**EXERCISE DETAILS:**
Transcribe all of the material exactly, except for its pictures.
━━ DATA BLOCK
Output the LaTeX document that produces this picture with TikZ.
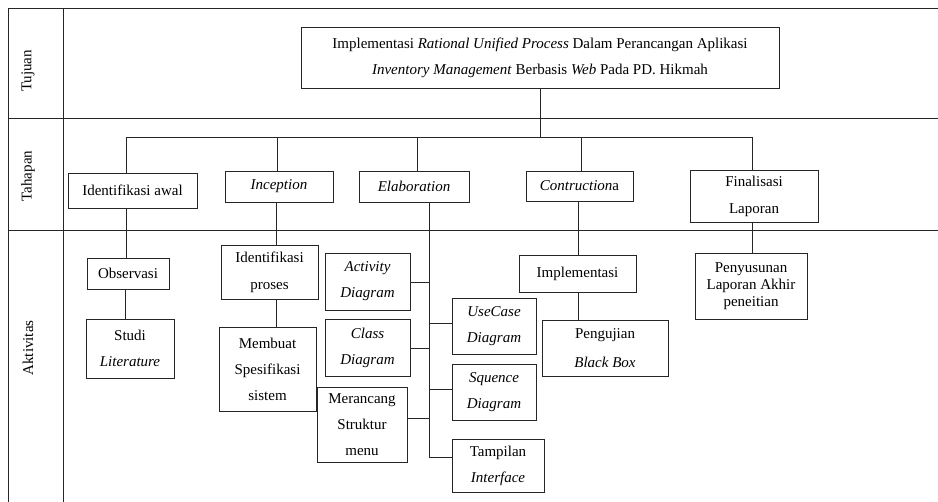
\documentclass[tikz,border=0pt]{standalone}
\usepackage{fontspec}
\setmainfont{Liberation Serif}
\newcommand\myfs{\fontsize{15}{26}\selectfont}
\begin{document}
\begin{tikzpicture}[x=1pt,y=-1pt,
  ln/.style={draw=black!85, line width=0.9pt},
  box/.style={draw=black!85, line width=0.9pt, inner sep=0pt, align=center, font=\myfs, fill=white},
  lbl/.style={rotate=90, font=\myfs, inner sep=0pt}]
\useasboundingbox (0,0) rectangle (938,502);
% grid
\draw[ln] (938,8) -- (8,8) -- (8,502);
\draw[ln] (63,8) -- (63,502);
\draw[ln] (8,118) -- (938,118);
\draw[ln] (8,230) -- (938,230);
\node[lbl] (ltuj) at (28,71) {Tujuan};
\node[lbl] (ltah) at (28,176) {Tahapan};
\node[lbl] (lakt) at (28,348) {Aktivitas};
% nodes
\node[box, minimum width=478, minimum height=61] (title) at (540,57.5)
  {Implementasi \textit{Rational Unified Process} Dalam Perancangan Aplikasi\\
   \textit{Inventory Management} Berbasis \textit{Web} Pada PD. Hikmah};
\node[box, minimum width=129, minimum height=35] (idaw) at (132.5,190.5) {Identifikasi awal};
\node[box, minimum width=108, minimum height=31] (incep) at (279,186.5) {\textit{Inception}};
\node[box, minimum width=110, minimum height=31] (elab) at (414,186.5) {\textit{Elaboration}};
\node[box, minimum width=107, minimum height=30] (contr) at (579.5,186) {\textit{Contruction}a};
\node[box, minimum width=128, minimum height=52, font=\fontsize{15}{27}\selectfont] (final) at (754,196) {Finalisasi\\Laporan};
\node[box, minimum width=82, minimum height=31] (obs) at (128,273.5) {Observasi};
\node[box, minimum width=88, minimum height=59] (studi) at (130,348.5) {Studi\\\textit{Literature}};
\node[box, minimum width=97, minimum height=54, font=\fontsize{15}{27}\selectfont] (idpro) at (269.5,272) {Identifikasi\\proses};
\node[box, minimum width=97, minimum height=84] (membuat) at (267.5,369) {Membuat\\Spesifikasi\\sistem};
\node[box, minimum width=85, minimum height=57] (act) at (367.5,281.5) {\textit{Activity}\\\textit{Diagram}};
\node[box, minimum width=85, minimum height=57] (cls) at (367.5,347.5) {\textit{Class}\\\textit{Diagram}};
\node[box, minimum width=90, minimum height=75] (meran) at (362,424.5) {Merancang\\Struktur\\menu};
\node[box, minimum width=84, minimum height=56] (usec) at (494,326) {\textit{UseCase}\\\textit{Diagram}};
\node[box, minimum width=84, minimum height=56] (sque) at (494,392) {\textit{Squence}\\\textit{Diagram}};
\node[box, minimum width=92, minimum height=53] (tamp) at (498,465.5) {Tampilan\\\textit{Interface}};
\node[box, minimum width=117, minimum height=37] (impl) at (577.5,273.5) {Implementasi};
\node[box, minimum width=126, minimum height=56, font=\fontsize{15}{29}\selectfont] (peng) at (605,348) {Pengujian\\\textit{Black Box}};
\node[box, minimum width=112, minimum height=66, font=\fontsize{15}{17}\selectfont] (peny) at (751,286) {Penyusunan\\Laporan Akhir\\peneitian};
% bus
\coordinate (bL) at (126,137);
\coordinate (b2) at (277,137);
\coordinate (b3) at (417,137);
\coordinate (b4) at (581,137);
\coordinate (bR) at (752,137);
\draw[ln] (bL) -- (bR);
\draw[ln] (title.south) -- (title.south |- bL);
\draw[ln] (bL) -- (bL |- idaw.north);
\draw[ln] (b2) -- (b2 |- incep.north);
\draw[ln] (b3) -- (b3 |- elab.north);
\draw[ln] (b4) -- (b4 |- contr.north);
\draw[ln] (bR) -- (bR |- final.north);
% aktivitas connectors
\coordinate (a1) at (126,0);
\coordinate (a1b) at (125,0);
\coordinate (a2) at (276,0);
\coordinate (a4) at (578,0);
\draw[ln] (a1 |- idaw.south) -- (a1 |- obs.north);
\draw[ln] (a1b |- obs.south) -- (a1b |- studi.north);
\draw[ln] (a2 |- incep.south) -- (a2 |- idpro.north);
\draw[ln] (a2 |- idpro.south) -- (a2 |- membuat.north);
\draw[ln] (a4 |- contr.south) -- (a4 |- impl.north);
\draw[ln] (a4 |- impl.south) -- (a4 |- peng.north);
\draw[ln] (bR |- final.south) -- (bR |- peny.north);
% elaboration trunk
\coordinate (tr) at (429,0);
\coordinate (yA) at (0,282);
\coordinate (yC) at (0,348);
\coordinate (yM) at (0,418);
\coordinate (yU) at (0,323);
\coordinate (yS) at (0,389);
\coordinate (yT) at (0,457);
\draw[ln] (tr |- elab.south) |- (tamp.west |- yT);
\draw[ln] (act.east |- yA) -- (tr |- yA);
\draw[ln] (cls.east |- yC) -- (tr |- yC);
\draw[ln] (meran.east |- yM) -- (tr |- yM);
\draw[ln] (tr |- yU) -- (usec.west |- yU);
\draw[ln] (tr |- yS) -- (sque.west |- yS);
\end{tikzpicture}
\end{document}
━━━━
**FINAL RESULT:**
Output the LaTeX document that produces this picture with TikZ.
\documentclass[tikz,border=0pt]{standalone}
\usepackage{fontspec}
\setmainfont{Liberation Serif}
\newcommand\myfs{\fontsize{15}{26}\selectfont}
\begin{document}
\begin{tikzpicture}[x=1pt,y=-1pt,
  ln/.style={draw=black!85, line width=0.9pt},
  box/.style={draw=black!85, line width=0.9pt, inner sep=0pt, align=center, font=\myfs, fill=white},
  lbl/.style={rotate=90, font=\myfs, inner sep=0pt}]
\useasboundingbox (0,0) rectangle (938,502);
% grid
\draw[ln] (938,8) -- (8,8) -- (8,502);
\draw[ln] (63,8) -- (63,502);
\draw[ln] (8,118) -- (938,118);
\draw[ln] (8,230) -- (938,230);
\node[lbl] (ltuj) at (28,71) {Tujuan};
\node[lbl] (ltah) at (28,176) {Tahapan};
\node[lbl] (lakt) at (28,348) {Aktivitas};
% nodes
\node[box, minimum width=478, minimum height=61] (title) at (540,57.5)
  {Implementasi \textit{Rational Unified Process} Dalam Perancangan Aplikasi\\
   \textit{Inventory Management} Berbasis \textit{Web} Pada PD. Hikmah};
\node[box, minimum width=129, minimum height=35] (idaw) at (132.5,190.5) {Identifikasi awal};
\node[box, minimum width=108, minimum height=31] (incep) at (279,186.5) {\textit{Inception}};
\node[box, minimum width=110, minimum height=31] (elab) at (414,186.5) {\textit{Elaboration}};
\node[box, minimum width=107, minimum height=30] (contr) at (579.5,186) {\textit{Contruction}a};
\node[box, minimum width=128, minimum height=52, font=\fontsize{15}{27}\selectfont] (final) at (754,196) {Finalisasi\\Laporan};
\node[box, minimum width=82, minimum height=31] (obs) at (128,273.5) {Observasi};
\node[box, minimum width=88, minimum height=59] (studi) at (130,348.5) {Studi\\\textit{Literature}};
\node[box, minimum width=97, minimum height=54, font=\fontsize{15}{27}\selectfont] (idpro) at (269.5,272) {Identifikasi\\proses};
\node[box, minimum width=97, minimum height=84] (membuat) at (267.5,369) {Membuat\\Spesifikasi\\sistem};
\node[box, minimum width=85, minimum height=57] (act) at (367.5,281.5) {\textit{Activity}\\\textit{Diagram}};
\node[box, minimum width=85, minimum height=57] (cls) at (367.5,347.5) {\textit{Class}\\\textit{Diagram}};
\node[box, minimum width=90, minimum height=75] (meran) at (362,424.5) {Merancang\\Struktur\\menu};
\node[box, minimum width=84, minimum height=56] (usec) at (494,326) {\textit{UseCase}\\\textit{Diagram}};
\node[box, minimum width=84, minimum height=56] (sque) at (494,392) {\textit{Squence}\\\textit{Diagram}};
\node[box, minimum width=92, minimum height=53] (tamp) at (498,465.5) {Tampilan\\\textit{Interface}};
\node[box, minimum width=117, minimum height=37] (impl) at (577.5,273.5) {Implementasi};
\node[box, minimum width=126, minimum height=56, font=\fontsize{15}{29}\selectfont] (peng) at (605,348) {Pengujian\\\textit{Black Box}};
\node[box, minimum width=112, minimum height=66, font=\fontsize{15}{17}\selectfont] (peny) at (751,286) {Penyusunan\\Laporan Akhir\\peneitian};
% bus
\coordinate (bL) at (126,137);
\coordinate (b2) at (277,137);
\coordinate (b3) at (417,137);
\coordinate (b4) at (581,137);
\coordinate (bR) at (752,137);
\draw[ln] (bL) -- (bR);
\draw[ln] (title.south) -- (title.south |- bL);
\draw[ln] (bL) -- (bL |- idaw.north);
\draw[ln] (b2) -- (b2 |- incep.north);
\draw[ln] (b3) -- (b3 |- elab.north);
\draw[ln] (b4) -- (b4 |- contr.north);
\draw[ln] (bR) -- (bR |- final.north);
% aktivitas connectors
\coordinate (a1) at (126,0);
\coordinate (a1b) at (125,0);
\coordinate (a2) at (276,0);
\coordinate (a4) at (578,0);
\draw[ln] (a1 |- idaw.south) -- (a1 |- obs.north);
\draw[ln] (a1b |- obs.south) -- (a1b |- studi.north);
\draw[ln] (a2 |- incep.south) -- (a2 |- idpro.north);
\draw[ln] (a2 |- idpro.south) -- (a2 |- membuat.north);
\draw[ln] (a4 |- contr.south) -- (a4 |- impl.north);
\draw[ln] (a4 |- impl.south) -- (a4 |- peng.north);
\draw[ln] (bR |- final.south) -- (bR |- peny.north);
% elaboration trunk
\coordinate (tr) at (429,0);
\coordinate (yA) at (0,282);
\coordinate (yC) at (0,348);
\coordinate (yM) at (0,418);
\coordinate (yU) at (0,323);
\coordinate (yS) at (0,389);
\coordinate (yT) at (0,457);
\draw[ln] (tr |- elab.south) |- (tamp.west |- yT);
\draw[ln] (act.east |- yA) -- (tr |- yA);
\draw[ln] (cls.east |- yC) -- (tr |- yC);
\draw[ln] (meran.east |- yM) -- (tr |- yM);
\draw[ln] (tr |- yU) -- (usec.west |- yU);
\draw[ln] (tr |- yS) -- (sque.west |- yS);
\end{tikzpicture}
\end{document}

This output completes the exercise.